## Task requirements
Answer with one number only: the number of lines that contain "this".

## Task inputs
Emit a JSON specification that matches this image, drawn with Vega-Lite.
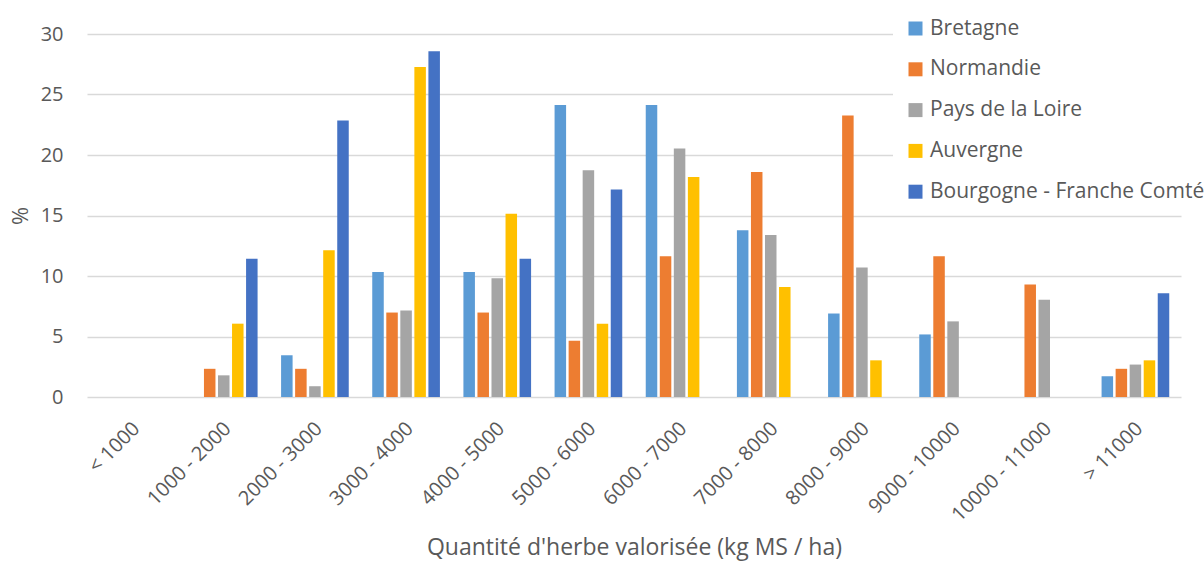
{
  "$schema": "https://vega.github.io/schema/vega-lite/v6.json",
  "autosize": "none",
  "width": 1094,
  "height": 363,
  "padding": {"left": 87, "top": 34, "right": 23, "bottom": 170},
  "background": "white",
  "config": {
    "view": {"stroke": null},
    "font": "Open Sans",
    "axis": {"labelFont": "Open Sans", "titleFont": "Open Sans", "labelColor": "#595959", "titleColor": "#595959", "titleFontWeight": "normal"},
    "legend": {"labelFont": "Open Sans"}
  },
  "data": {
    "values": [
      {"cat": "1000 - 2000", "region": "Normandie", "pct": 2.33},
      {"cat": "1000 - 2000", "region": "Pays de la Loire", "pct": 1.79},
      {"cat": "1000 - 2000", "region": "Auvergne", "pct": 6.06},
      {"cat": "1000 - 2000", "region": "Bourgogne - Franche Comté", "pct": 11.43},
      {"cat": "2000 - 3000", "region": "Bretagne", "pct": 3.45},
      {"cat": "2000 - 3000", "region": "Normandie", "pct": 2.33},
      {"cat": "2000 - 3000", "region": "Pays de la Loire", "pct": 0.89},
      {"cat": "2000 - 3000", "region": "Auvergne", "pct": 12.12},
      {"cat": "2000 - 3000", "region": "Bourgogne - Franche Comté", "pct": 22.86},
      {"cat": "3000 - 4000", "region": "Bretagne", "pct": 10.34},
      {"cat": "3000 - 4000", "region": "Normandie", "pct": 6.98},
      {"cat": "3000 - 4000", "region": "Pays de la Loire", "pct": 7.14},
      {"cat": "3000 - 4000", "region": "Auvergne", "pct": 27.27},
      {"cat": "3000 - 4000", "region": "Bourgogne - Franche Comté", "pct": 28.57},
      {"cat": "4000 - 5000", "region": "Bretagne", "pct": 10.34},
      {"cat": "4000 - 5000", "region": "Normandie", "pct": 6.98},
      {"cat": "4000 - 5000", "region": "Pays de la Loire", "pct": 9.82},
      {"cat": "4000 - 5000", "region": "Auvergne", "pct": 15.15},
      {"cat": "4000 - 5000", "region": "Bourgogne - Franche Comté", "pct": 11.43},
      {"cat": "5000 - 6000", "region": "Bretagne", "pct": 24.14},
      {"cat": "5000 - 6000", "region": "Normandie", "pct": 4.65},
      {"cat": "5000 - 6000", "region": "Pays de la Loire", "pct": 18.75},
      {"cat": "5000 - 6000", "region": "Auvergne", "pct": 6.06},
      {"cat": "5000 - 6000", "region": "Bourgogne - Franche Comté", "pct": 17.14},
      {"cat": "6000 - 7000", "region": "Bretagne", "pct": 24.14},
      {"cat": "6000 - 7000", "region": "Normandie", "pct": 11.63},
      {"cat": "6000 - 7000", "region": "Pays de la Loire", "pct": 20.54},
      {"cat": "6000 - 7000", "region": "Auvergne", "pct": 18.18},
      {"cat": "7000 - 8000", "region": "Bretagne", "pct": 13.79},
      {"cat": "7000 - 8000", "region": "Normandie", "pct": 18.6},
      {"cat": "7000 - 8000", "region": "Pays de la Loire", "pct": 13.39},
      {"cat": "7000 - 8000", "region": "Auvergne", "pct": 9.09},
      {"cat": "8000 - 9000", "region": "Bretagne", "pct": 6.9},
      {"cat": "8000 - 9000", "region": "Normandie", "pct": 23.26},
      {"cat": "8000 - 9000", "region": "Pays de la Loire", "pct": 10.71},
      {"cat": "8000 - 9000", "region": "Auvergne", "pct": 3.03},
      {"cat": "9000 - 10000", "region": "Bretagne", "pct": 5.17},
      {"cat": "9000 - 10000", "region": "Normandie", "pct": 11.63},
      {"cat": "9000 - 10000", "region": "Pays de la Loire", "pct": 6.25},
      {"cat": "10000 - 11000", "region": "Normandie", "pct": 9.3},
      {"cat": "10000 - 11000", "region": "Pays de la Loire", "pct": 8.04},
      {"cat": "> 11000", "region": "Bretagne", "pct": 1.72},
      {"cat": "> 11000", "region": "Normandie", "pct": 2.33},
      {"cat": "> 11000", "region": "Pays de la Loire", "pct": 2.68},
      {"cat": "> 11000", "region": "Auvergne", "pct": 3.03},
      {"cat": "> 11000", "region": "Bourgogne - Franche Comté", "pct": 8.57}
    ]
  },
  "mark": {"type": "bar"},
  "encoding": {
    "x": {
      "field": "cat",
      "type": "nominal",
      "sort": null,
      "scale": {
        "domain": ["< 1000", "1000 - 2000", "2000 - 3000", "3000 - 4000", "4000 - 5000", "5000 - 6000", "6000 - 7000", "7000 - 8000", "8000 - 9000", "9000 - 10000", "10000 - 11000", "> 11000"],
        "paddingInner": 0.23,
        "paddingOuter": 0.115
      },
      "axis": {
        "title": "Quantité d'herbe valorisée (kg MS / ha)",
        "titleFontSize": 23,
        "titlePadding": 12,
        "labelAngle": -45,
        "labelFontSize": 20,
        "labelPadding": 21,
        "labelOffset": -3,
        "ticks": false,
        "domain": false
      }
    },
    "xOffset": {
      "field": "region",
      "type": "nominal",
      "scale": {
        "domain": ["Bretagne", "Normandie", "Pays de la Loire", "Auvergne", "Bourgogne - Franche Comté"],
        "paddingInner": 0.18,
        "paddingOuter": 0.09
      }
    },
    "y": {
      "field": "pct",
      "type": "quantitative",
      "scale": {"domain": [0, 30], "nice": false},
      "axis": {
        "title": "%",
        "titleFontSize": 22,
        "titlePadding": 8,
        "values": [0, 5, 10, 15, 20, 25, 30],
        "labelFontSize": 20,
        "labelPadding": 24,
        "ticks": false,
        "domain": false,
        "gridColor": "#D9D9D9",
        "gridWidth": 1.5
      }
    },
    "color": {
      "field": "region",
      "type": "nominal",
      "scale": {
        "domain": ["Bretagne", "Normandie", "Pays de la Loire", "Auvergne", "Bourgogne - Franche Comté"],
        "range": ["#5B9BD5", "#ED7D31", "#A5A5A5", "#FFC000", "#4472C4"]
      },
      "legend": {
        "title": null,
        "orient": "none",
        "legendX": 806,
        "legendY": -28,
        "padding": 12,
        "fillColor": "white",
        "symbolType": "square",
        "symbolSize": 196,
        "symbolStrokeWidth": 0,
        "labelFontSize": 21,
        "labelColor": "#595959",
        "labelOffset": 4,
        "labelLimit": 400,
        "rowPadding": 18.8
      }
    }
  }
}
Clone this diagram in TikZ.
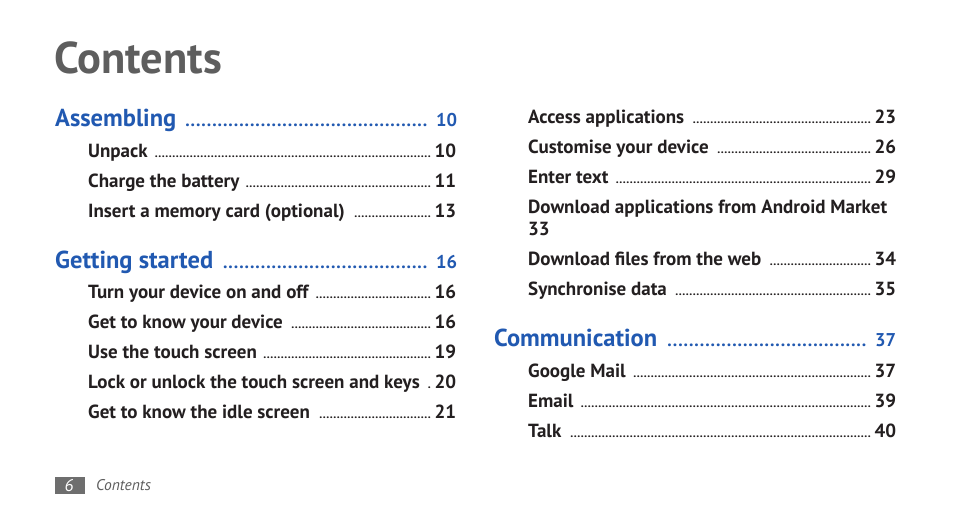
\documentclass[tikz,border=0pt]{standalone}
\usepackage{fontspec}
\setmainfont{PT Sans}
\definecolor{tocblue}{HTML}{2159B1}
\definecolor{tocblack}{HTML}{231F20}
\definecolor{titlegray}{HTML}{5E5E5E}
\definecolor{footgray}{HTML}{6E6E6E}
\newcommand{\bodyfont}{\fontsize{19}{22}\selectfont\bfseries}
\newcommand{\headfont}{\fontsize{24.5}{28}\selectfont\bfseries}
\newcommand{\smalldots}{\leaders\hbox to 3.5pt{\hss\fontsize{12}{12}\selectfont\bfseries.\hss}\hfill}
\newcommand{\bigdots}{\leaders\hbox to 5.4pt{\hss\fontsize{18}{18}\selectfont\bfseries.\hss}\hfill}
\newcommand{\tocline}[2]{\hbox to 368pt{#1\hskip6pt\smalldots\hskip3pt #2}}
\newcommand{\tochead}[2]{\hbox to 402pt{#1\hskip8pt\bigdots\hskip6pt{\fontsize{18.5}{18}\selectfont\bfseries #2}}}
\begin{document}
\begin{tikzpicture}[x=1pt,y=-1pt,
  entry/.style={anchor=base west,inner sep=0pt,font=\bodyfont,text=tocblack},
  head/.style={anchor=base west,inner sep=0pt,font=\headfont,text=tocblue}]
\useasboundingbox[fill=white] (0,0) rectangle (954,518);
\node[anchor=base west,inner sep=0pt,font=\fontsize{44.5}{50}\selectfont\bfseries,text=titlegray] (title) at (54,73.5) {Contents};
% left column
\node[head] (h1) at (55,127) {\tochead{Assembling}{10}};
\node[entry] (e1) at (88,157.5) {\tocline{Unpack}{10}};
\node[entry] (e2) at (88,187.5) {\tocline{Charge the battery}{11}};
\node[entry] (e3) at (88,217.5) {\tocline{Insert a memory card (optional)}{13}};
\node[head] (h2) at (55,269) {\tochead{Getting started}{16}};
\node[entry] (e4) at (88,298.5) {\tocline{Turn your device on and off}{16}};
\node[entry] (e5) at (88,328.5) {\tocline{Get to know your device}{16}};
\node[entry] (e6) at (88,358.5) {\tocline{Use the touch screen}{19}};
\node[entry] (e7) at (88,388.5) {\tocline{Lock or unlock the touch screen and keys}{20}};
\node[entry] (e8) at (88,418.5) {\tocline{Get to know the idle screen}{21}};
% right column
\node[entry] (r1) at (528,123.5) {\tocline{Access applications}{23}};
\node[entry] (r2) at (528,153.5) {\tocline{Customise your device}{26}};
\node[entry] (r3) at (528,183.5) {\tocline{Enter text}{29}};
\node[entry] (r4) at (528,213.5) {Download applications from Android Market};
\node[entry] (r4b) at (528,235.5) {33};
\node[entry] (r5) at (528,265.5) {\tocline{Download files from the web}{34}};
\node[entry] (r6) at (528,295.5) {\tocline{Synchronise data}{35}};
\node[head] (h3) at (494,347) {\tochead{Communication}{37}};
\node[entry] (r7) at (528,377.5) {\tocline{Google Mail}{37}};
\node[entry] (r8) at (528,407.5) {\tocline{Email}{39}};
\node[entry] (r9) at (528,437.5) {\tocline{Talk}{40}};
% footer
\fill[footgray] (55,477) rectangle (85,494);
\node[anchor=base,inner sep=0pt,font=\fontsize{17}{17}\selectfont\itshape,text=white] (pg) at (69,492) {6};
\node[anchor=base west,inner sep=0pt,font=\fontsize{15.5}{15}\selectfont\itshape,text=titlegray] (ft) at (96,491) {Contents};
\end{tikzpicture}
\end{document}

## Correct output
2